Extract, unchanged, every line from the top of the material below through the line with "import plotly.graph_objects as go", and no more.

--- BEGIN ---

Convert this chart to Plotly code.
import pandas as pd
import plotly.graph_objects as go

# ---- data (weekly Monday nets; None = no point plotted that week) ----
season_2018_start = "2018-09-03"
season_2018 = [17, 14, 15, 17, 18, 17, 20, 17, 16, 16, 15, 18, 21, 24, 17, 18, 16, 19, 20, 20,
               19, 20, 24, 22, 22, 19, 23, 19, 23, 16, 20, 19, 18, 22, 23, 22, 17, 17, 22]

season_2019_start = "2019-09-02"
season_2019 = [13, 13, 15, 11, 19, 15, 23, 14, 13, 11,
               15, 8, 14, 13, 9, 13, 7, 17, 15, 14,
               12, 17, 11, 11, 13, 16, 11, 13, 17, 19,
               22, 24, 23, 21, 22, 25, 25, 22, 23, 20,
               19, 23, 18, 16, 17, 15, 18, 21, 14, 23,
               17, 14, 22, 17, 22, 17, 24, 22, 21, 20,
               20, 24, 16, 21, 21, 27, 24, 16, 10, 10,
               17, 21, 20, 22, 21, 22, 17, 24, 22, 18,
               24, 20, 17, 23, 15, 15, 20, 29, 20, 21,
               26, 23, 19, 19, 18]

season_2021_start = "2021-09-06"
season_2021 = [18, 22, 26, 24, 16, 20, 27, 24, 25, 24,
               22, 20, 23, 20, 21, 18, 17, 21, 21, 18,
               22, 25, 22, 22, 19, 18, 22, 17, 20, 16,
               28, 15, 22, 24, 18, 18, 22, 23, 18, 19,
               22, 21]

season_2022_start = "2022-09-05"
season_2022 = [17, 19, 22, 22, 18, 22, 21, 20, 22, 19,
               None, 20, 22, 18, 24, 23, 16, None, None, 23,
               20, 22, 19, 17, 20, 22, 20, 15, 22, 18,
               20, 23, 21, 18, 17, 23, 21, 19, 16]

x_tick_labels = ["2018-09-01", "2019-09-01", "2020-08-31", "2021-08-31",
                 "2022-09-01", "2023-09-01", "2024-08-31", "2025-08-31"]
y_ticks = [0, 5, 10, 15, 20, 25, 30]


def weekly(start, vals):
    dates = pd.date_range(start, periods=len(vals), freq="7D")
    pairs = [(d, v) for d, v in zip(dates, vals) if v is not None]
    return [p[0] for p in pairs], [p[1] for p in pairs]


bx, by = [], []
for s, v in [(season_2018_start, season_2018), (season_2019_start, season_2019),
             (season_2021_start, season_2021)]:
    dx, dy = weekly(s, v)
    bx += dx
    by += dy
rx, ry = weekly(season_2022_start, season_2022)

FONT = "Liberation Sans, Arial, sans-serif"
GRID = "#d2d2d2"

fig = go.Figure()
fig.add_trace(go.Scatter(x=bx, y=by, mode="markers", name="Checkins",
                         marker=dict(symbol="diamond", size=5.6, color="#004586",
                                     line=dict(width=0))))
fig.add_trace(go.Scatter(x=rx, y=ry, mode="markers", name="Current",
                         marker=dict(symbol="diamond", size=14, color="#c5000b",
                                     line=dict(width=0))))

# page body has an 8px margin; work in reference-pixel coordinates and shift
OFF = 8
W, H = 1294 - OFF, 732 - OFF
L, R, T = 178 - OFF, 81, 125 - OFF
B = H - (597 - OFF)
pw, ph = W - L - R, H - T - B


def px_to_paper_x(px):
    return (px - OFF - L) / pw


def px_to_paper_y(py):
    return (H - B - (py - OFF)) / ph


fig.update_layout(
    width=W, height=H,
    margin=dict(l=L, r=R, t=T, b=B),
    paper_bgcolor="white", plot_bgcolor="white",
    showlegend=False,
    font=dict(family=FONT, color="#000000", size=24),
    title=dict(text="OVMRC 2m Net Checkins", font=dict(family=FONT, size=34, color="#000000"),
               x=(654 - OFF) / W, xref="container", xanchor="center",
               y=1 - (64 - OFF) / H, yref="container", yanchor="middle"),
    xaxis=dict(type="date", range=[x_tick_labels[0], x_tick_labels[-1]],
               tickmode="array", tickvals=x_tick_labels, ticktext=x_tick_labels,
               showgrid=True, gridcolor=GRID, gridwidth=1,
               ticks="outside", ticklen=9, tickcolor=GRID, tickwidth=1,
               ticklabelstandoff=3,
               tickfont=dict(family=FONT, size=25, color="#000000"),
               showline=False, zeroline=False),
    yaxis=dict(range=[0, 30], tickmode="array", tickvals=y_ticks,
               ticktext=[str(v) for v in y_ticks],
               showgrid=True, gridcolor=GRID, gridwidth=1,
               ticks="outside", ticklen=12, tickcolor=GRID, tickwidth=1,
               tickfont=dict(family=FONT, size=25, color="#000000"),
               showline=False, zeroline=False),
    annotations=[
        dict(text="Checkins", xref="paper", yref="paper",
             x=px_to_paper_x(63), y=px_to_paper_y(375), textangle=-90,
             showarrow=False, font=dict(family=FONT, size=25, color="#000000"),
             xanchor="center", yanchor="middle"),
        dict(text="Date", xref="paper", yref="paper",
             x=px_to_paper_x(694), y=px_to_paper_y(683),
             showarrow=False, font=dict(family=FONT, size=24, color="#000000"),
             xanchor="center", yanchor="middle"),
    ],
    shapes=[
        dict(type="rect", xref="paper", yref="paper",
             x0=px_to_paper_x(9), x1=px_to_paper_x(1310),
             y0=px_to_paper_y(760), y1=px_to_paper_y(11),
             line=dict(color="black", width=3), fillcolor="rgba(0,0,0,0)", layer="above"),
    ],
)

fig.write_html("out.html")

--- END ---

▶ Task solution
Convert this chart to Plotly code.
import pandas as pd
import plotly.graph_objects as go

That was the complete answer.